>> START

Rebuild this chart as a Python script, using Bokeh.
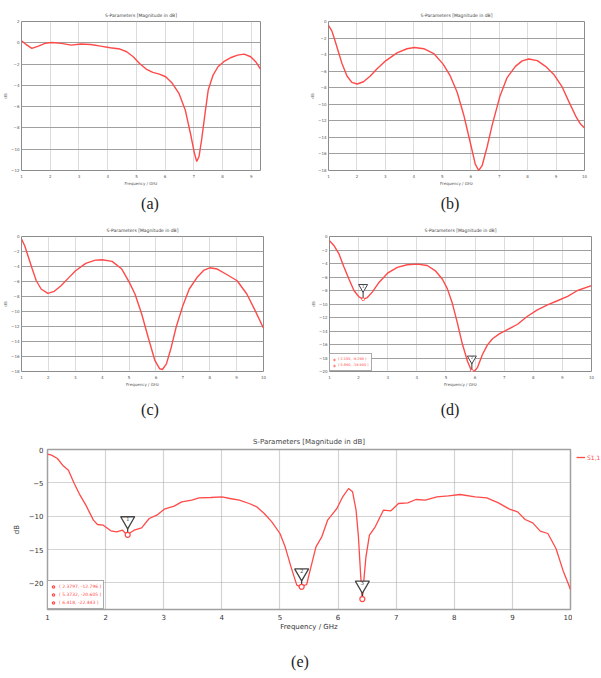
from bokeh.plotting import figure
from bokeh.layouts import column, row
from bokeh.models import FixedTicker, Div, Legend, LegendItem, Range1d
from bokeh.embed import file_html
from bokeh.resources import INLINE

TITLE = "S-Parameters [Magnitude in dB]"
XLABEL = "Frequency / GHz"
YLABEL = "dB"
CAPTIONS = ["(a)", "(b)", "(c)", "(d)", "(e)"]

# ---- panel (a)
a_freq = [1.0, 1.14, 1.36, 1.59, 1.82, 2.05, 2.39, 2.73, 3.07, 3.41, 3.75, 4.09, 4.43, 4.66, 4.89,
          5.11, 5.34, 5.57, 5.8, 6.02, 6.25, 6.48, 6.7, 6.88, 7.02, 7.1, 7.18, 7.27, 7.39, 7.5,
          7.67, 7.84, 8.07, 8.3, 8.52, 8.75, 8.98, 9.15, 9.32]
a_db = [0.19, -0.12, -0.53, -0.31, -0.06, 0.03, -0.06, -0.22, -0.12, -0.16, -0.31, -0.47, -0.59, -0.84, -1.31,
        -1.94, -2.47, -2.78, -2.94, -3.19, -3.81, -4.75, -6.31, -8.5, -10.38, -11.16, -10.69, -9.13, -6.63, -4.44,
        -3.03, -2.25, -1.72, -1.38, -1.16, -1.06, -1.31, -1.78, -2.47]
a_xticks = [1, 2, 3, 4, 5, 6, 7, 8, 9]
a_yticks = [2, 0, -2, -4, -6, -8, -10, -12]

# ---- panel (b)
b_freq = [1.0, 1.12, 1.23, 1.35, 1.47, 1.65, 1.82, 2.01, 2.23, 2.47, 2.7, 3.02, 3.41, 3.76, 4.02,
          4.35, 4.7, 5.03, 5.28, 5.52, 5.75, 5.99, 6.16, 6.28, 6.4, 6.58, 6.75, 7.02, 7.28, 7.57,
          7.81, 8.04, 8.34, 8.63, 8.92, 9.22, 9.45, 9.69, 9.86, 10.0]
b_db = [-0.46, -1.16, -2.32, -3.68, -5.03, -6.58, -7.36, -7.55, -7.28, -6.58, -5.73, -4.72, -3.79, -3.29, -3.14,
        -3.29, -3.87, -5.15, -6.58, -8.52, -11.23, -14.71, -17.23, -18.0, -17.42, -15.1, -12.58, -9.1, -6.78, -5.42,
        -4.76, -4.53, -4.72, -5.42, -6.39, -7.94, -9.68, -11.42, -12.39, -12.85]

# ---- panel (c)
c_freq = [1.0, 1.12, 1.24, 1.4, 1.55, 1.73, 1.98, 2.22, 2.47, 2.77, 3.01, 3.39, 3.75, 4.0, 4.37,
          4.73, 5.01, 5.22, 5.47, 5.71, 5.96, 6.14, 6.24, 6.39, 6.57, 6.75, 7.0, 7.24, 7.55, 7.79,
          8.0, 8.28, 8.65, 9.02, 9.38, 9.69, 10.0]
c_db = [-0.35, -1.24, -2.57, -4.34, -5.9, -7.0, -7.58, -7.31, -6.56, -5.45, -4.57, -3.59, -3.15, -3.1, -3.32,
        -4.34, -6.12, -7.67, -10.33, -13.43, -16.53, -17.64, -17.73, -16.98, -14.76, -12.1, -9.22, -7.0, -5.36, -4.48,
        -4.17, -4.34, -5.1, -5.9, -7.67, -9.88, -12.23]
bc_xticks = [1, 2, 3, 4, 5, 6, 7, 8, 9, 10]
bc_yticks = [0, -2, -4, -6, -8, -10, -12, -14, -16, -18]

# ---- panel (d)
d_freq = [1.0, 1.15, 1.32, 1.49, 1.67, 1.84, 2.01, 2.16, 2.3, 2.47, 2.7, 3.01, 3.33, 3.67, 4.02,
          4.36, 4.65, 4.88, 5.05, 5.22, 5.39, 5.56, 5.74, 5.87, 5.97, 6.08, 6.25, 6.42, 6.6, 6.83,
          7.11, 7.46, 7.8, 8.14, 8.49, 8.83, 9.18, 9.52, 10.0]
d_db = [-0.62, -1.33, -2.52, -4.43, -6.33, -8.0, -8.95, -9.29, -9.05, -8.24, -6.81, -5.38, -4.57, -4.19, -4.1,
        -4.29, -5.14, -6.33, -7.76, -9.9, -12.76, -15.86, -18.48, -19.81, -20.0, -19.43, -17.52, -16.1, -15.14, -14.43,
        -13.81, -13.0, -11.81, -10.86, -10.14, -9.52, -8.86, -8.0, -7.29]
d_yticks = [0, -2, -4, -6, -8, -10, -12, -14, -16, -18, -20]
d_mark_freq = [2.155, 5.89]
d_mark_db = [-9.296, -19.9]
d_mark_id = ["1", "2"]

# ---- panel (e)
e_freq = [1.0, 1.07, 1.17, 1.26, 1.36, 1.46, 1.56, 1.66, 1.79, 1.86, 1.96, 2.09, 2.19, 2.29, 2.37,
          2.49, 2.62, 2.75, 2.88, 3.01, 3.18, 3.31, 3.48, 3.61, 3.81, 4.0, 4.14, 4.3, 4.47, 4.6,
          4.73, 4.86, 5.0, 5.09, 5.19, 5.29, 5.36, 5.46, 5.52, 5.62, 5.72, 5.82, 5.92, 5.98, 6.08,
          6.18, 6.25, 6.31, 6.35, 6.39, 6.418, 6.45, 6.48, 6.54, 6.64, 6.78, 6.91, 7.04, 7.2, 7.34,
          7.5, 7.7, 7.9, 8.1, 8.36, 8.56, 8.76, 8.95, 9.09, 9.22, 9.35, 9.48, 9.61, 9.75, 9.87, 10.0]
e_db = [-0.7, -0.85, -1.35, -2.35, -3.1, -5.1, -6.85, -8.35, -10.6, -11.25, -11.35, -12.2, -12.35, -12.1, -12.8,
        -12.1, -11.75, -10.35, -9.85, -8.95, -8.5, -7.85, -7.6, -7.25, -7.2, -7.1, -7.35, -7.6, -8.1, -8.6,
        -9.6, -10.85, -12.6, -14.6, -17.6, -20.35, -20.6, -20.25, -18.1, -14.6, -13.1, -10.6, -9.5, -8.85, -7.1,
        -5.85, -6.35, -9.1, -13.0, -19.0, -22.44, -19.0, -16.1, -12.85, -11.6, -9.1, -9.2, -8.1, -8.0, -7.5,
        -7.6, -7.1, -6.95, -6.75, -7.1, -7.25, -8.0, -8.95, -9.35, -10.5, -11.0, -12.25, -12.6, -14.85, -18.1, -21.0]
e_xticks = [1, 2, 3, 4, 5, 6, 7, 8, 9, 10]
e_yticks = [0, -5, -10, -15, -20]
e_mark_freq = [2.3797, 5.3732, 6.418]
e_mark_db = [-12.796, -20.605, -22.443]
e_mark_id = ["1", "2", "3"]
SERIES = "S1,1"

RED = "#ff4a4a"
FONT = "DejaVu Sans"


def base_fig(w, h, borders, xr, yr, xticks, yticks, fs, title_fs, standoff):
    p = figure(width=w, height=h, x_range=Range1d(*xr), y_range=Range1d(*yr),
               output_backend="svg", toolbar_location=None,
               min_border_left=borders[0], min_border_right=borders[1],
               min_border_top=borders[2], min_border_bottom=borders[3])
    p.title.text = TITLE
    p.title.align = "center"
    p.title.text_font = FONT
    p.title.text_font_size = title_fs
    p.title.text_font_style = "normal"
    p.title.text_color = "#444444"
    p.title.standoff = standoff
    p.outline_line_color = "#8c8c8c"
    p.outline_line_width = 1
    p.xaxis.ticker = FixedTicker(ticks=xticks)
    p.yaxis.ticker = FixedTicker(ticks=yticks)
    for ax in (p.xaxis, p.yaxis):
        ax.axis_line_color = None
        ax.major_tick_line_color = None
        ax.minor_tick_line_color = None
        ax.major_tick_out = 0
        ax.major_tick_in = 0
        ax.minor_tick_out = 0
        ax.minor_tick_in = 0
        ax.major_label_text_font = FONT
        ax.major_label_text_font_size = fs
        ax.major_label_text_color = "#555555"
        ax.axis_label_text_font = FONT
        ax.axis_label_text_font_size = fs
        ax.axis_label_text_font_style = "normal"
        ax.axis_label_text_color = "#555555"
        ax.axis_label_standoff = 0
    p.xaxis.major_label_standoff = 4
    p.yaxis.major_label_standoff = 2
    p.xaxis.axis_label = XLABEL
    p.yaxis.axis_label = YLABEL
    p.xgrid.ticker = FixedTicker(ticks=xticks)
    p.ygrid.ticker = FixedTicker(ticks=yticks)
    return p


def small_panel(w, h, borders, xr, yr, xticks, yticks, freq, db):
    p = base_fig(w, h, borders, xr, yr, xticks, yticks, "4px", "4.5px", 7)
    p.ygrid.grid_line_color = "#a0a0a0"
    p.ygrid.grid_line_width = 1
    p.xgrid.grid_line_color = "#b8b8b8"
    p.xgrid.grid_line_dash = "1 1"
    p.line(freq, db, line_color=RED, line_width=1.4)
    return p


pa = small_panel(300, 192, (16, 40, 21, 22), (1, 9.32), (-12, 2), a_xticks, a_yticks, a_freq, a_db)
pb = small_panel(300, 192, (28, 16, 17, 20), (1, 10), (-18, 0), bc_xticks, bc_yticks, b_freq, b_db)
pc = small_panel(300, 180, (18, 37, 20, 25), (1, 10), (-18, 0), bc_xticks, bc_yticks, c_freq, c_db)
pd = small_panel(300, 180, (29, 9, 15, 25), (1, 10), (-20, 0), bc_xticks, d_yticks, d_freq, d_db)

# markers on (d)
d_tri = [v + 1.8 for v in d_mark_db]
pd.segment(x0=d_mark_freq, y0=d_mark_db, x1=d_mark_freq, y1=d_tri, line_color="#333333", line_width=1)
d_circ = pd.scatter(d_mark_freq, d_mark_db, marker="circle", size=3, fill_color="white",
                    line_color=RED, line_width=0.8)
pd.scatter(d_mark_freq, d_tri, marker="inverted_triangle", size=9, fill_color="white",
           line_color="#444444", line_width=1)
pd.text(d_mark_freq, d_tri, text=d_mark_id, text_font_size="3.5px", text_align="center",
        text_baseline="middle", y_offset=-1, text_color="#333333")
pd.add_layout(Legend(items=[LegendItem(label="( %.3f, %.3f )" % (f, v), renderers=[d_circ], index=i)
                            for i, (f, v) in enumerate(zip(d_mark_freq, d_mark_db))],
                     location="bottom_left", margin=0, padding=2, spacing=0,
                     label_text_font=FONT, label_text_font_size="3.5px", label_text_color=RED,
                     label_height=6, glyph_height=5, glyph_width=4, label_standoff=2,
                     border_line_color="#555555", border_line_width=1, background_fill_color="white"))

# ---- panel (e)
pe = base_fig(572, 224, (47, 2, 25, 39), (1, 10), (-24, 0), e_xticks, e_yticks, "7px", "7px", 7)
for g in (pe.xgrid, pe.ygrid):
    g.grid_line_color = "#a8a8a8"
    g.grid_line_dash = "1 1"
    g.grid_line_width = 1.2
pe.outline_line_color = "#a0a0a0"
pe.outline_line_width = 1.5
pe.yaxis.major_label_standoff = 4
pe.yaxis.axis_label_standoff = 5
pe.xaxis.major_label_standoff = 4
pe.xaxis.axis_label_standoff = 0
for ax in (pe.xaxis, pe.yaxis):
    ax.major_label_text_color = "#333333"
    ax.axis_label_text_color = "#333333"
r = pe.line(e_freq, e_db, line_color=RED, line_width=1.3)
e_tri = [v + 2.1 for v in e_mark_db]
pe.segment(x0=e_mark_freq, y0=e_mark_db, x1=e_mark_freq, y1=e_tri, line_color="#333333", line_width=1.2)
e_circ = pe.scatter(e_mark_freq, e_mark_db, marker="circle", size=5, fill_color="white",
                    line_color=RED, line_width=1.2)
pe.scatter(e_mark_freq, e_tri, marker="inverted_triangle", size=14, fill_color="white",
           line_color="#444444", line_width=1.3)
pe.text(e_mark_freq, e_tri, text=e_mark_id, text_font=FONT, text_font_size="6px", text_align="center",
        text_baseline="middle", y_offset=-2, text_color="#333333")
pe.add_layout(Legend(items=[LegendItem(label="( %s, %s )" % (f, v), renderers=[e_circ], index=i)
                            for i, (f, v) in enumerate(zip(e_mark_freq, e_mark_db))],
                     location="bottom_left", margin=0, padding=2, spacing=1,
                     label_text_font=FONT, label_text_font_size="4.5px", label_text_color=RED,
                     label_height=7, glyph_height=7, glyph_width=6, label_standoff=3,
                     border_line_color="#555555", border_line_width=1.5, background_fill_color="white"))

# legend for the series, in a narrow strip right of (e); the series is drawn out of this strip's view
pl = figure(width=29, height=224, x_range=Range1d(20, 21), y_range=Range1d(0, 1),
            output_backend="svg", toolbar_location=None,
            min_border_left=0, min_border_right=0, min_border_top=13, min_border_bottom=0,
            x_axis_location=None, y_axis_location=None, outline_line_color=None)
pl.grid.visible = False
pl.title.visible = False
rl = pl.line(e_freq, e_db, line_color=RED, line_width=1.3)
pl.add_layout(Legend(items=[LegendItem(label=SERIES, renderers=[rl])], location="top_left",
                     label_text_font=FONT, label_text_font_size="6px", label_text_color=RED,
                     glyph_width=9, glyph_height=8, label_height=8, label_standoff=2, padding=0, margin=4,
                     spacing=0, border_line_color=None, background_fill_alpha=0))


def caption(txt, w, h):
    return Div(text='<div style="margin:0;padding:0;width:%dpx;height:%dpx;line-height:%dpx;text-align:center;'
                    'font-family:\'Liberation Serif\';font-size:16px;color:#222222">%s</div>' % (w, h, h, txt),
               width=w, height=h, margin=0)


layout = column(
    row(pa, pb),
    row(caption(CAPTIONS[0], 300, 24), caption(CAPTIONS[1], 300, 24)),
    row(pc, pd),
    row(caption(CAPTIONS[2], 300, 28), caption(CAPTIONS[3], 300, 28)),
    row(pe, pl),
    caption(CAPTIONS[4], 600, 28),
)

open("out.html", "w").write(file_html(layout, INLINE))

>> END

**THE PROBLEM:**
Copy nothing but the lines from the top of the data down to the line containing "-11.42, -12.39, -12.85]", and leave the pictures out.

**TASK RESULT:**
Rebuild this chart as a Python script, using Bokeh.
from bokeh.plotting import figure
from bokeh.layouts import column, row
from bokeh.models import FixedTicker, Div, Legend, LegendItem, Range1d
from bokeh.embed import file_html
from bokeh.resources import INLINE

TITLE = "S-Parameters [Magnitude in dB]"
XLABEL = "Frequency / GHz"
YLABEL = "dB"
CAPTIONS = ["(a)", "(b)", "(c)", "(d)", "(e)"]

# ---- panel (a)
a_freq = [1.0, 1.14, 1.36, 1.59, 1.82, 2.05, 2.39, 2.73, 3.07, 3.41, 3.75, 4.09, 4.43, 4.66, 4.89,
          5.11, 5.34, 5.57, 5.8, 6.02, 6.25, 6.48, 6.7, 6.88, 7.02, 7.1, 7.18, 7.27, 7.39, 7.5,
          7.67, 7.84, 8.07, 8.3, 8.52, 8.75, 8.98, 9.15, 9.32]
a_db = [0.19, -0.12, -0.53, -0.31, -0.06, 0.03, -0.06, -0.22, -0.12, -0.16, -0.31, -0.47, -0.59, -0.84, -1.31,
        -1.94, -2.47, -2.78, -2.94, -3.19, -3.81, -4.75, -6.31, -8.5, -10.38, -11.16, -10.69, -9.13, -6.63, -4.44,
        -3.03, -2.25, -1.72, -1.38, -1.16, -1.06, -1.31, -1.78, -2.47]
a_xticks = [1, 2, 3, 4, 5, 6, 7, 8, 9]
a_yticks = [2, 0, -2, -4, -6, -8, -10, -12]

# ---- panel (b)
b_freq = [1.0, 1.12, 1.23, 1.35, 1.47, 1.65, 1.82, 2.01, 2.23, 2.47, 2.7, 3.02, 3.41, 3.76, 4.02,
          4.35, 4.7, 5.03, 5.28, 5.52, 5.75, 5.99, 6.16, 6.28, 6.4, 6.58, 6.75, 7.02, 7.28, 7.57,
          7.81, 8.04, 8.34, 8.63, 8.92, 9.22, 9.45, 9.69, 9.86, 10.0]
b_db = [-0.46, -1.16, -2.32, -3.68, -5.03, -6.58, -7.36, -7.55, -7.28, -6.58, -5.73, -4.72, -3.79, -3.29, -3.14,
        -3.29, -3.87, -5.15, -6.58, -8.52, -11.23, -14.71, -17.23, -18.0, -17.42, -15.1, -12.58, -9.1, -6.78, -5.42,
        -4.76, -4.53, -4.72, -5.42, -6.39, -7.94, -9.68, -11.42, -12.39, -12.85]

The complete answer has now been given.